While they were enjoying themselves, the men of the city, a perverse lot, surrounded the house and started pounding on the door. They said to the old man, the master of the house, “Bring out the man who came into your house, so that we may have intercourse with him.” And the man, the master of the house, went out to them and said to them, “No, my brothers, do not act so wickedly. Since this man is my guest, do not do this vile thing. Here are my virgin daughter and his concubine; let me bring them out now. Ravish them and do whatever you want to them, but against this man do not do such a vile thing.” But the men would not listen to him. So the man seized his concubine and put her out to them. They wantonly raped her and abused her all through the night until the morning. And as the dawn began to break, they let her go. As morning appeared, the woman came and fell down at the door of the man’s house where her master was, until it was light. In the morning her master got up, opened the doors of the house, and when he went out to go on his way, there was the woman, his concubine, lying at the door of the house, with her hands on the threshold. “Get up,” he said to her, “we are going.” But there was no answer. Then he put her on the donkey, and the man set out for his home. When he had entered his house, he took a knife, and grasping his concubine he cut her into twelve pieces, limb by limb, and sent her throughout all the territory of Israel.
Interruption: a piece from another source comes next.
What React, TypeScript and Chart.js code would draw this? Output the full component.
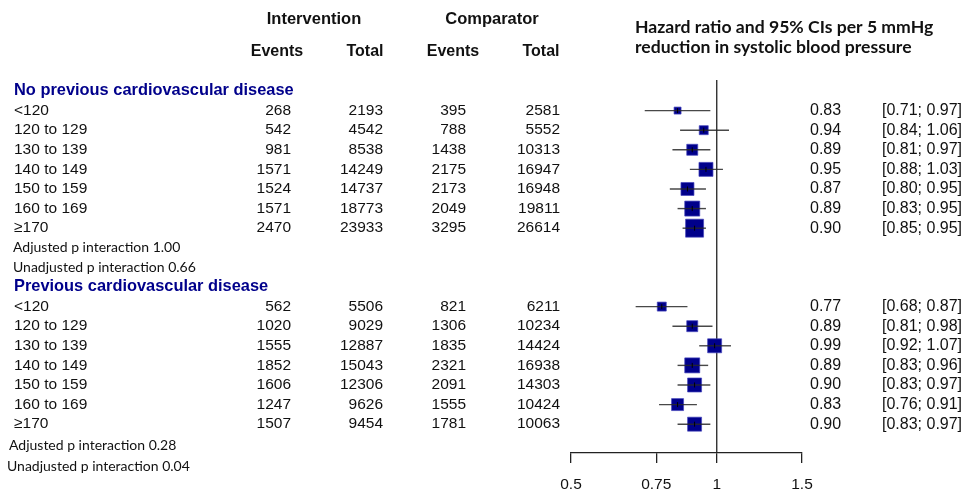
import React, { useEffect, useRef } from "react";
import { Chart, registerables } from "chart.js";

Chart.register(...registerables);

// ---------- data ----------
const subgroups = ["<120", "120 to 129", "130 to 139", "140 to 149", "150 to 159", "160 to 169", "≥170"];

const groupNames = ["No previous cardiovascular disease", "Previous cardiovascular disease"];

const noCvdIntEvents = [268, 542, 981, 1571, 1524, 1571, 2470];
const noCvdIntTotal = [2193, 4542, 8538, 14249, 14737, 18773, 23933];
const noCvdCompEvents = [395, 788, 1438, 2175, 2173, 2049, 3295];
const noCvdCompTotal = [2581, 5552, 10313, 16947, 16948, 19811, 26614];
const noCvdHR = [0.83, 0.94, 0.89, 0.95, 0.87, 0.89, 0.9];
const noCvdLower = [0.71, 0.84, 0.81, 0.88, 0.8, 0.83, 0.85];
const noCvdUpper = [0.97, 1.06, 0.97, 1.03, 0.95, 0.95, 0.95];
const noCvdWeight = [7, 9, 11, 14, 13, 15, 18];

const cvdIntEvents = [562, 1020, 1555, 1852, 1606, 1247, 1507];
const cvdIntTotal = [5506, 9029, 12887, 15043, 12306, 9626, 9454];
const cvdCompEvents = [821, 1306, 1835, 2321, 2091, 1555, 1781];
const cvdCompTotal = [6211, 10234, 14424, 16938, 14303, 10424, 10063];
const cvdHR = [0.77, 0.89, 0.99, 0.89, 0.9, 0.83, 0.9];
const cvdLower = [0.68, 0.81, 0.92, 0.83, 0.83, 0.76, 0.83];
const cvdUpper = [0.87, 0.98, 1.07, 0.96, 0.97, 0.91, 0.97];
const cvdWeight = [9, 11, 14, 15, 14, 12, 14];

const pInteraction = [
  ["Adjusted p interaction 1.00", "Unadjusted p interaction 0.66"],
  ["Adjusted p interaction 0.28", "Unadjusted p interaction 0.04"],
];

const xTicks = [0.5, 0.75, 1, 1.5];
const xTickLabels = ["0.5", "0.75", "1", "1.5"];

const columnHeaders = ["Events", "Total", "Events", "Total"];
const armHeaders = ["Intervention", "Comparator"];
const plotTitle = ["Hazard ratio and 95% CIs per 5 mmHg", "reduction in systolic blood pressure"];

// ---------- build rows ----------
type Row = {
  r: number;
  label: string;
  cells: number[];
  hr: number;
  lo: number;
  hi: number;
  w: number;
};

const groups = [
  { ie: noCvdIntEvents, it: noCvdIntTotal, ce: noCvdCompEvents, ct: noCvdCompTotal, hr: noCvdHR, lo: noCvdLower, hi: noCvdUpper, w: noCvdWeight },
  { ie: cvdIntEvents, it: cvdIntTotal, ce: cvdCompEvents, ct: cvdCompTotal, hr: cvdHR, lo: cvdLower, hi: cvdUpper, w: cvdWeight },
];

const rows: Row[] = [];
const headerRows: number[] = [];
const pRows: number[][] = [];
groups.forEach((g, gi) => {
  const base = gi * 10;
  headerRows.push(base);
  subgroups.forEach((s, i) => {
    rows.push({ r: base + 1 + i, label: s, cells: [g.ie[i], g.it[i], g.ce[i], g.ct[i]], hr: g.hr[i], lo: g.lo[i], hi: g.hi[i], w: g.w[i] });
  });
  pRows.push([base + 8, base + 9]);
});

const NAVY = "#00008B";
const ARIAL = "'Liberation Sans', Arial, sans-serif";
const HUMAN = "Lato, 'Open Sans', sans-serif";

const tablePlugin = {
  id: "forestTable",
  beforeDatasetsDraw(chart: any) {
    const { ctx, chartArea, scales } = chart;
    const x1 = scales.x.getPixelForValue(1);
    ctx.save();
    ctx.strokeStyle = "#222";
    ctx.lineWidth = 1.3;
    ctx.beginPath();
    ctx.moveTo(x1, chartArea.top);
    ctx.lineTo(x1, chartArea.bottom);
    ctx.stroke();
    ctx.restore();
  },
  afterDatasetsDraw(chart: any) {
    const { ctx, scales } = chart;
    const xs = scales.x;
    const ys = scales.y;
    ctx.save();
    // CI lines
    rows.forEach((row) => {
      const y = ys.getPixelForValue(row.r);
      ctx.strokeStyle = "rgba(40,40,40,0.85)";
      ctx.lineWidth = 1.4;
      ctx.beginPath();
      ctx.moveTo(xs.getPixelForValue(row.lo), y);
      ctx.lineTo(xs.getPixelForValue(row.hi), y);
      ctx.stroke();
      const xh = xs.getPixelForValue(row.hr);
      ctx.strokeStyle = "#000";
      ctx.lineWidth = 1;
      ctx.beginPath();
      ctx.moveTo(xh, y - 2.5);
      ctx.lineTo(xh, y + 2.5);
      ctx.stroke();
    });

    // column headers
    ctx.fillStyle = "#111";
    ctx.textBaseline = "middle";
    ctx.textAlign = "center";
    ctx.font = `bold 16.5px ${ARIAL}`;
    const armX = [314, 492];
    armHeaders.forEach((t, i) => ctx.fillText(t, armX[i], 19));
    ctx.font = `bold 16px ${ARIAL}`;
    const colHeadX = [277, 365, 453, 541];
    columnHeaders.forEach((t, i) => ctx.fillText(t, colHeadX[i], 52));

    // plot title
    ctx.textAlign = "left";
    ctx.font = `bold 17.6px ${HUMAN}`;
    ctx.fillText(plotTitle[0], 635, 27);
    ctx.fillText(plotTitle[1], 635, 47);

    // group headers
    ctx.font = `bold 16.4px ${ARIAL}`;
    ctx.fillStyle = NAVY;
    headerRows.forEach((r, i) => ctx.fillText(groupNames[i], 14, ys.getPixelForValue(r)));

    // rows
    const colX = [291, 383, 466, 560];
    rows.forEach((row) => {
      const y = ys.getPixelForValue(row.r);
      ctx.fillStyle = "#111";
      ctx.font = `15.5px ${ARIAL}`;
      ctx.textAlign = "left";
      ctx.fillText(row.label, 14, y);
      ctx.textAlign = "right";
      row.cells.forEach((v, i) => ctx.fillText(String(v), colX[i], y));
      ctx.textAlign = "left";
      ctx.font = `16px ${ARIAL}`;
      ctx.fillText(row.hr.toFixed(2), 810, y);
      ctx.fillText(`[${row.lo.toFixed(2)}; ${row.hi.toFixed(2)}]`, 882, y);
    });

    // p interaction
    ctx.font = `14px ${HUMAN}`;
    ctx.fillStyle = "#111";
    ctx.textAlign = "left";
    pRows.forEach((pr, gi) => {
      pr.forEach((r, k) => {
        const y = ys.getPixelForValue(r) + (gi === 1 ? 1.5 + k * 1.5 : 0);
        ctx.fillText(pInteraction[gi][k], gi === 1 ? 9 - k * 2 : 13, y);
      });
    });
    ctx.restore();
  },
};

export default function App() {
  const ref = useRef<HTMLCanvasElement | null>(null);
  useEffect(() => {
    if (!ref.current) return;
    const chart = new Chart(ref.current, {
      type: "scatter",
      data: {
        datasets: [
          {
            data: rows.map((row) => ({ x: row.hr, y: row.r })),
            pointStyle: "rect",
            pointRadius: rows.map((row) => row.w / Math.SQRT2),
            pointHoverRadius: rows.map((row) => row.w / Math.SQRT2),
            backgroundColor: NAVY,
            borderColor: "rgba(70,70,190,0.7)",
            borderWidth: 1,
          },
        ],
      },
      options: {
        responsive: false,
        animation: false,
        devicePixelRatio: 1,
        layout: { padding: { left: 571, right: 161, top: 80, bottom: 0 } },
        plugins: { legend: { display: false }, tooltip: { enabled: false }, title: { display: false } },
        scales: {
          x: {
            type: "logarithmic",
            min: 0.5,
            max: 1.5,
            afterBuildTicks: (scale: any) => {
              scale.ticks = xTicks.map((v) => ({ value: v }));
            },
            afterFit: (scale: any) => {
              scale.height = 37;
            },
            ticks: {
              autoSkip: false,
              maxRotation: 0,
              padding: 12,
              color: "#111",
              font: { family: ARIAL, size: 15.5 },
              callback: (v: any) => {
                const i = xTicks.indexOf(Number(v));
                return i >= 0 ? xTickLabels[i] : "";
              },
            },
            grid: { drawOnChartArea: false, drawTicks: true, tickLength: 10, color: "#222", lineWidth: 1.3 },
            border: { display: true, color: "#222", width: 1.3 },
          },
          y: {
            type: "linear",
            display: false,
            reverse: true,
            min: -0.56,
            max: 18.47,
          },
        },
      },
      plugins: [tablePlugin],
    });
    return () => chart.destroy();
  }, []);
  return (
    <div style={{ position: "fixed", left: 0, top: 0, width: 963, height: 490, background: "#fff" }}>
      <canvas ref={ref} width={963} height={490} style={{ display: "block" }} />
    </div>
  );
}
I will guarantee that no drag queen story hour has featured a tale as depraved as any of these. No children should be exposed to works of sadomasochistic pornography just because some prurient portion of the population deems them sacred scripture.

In short, if we want to protect children from exposure to sexual materials and from sexual assault, we should protect them from the ravages of a church culture that would exploit their bodies and ravish their souls.

Sen. Stubblefield and Gov. Sanders, if you take seriously the need to save the children of Arkansas from the horrors of abuse, you will demand a bill designating churches as adult-only zones. After all, compared to drag shows, churches in this state are absolute dens of iniquity.

thistimelineisweird on January 27th, 2023 at 20:47 UTC »

Drag performers could register a non-profit church the way John Oliver did. Now it is about religious freedom.

epistaxis64 on January 27th, 2023 at 20:20 UTC »

Man this would be the absolute best outside of taking away their tax exempt status.

The_Navy_Sox on January 27th, 2023 at 20:18 UTC »

Before anyone gets mad they are saying if we are banning kids from drag shows, they should be banned from church which is a place where kids have been sexually assaulted many times, unlike drag shows. It's more tongue in cheek than anything.

It also makes the point of some verses in the bible being adult content that is not suitable for children, so it should be kept from kids the same way books are being removed from schools that have gay or trans characters.

This is not an attack on religion, but showing how ridiculous these bans on other things are.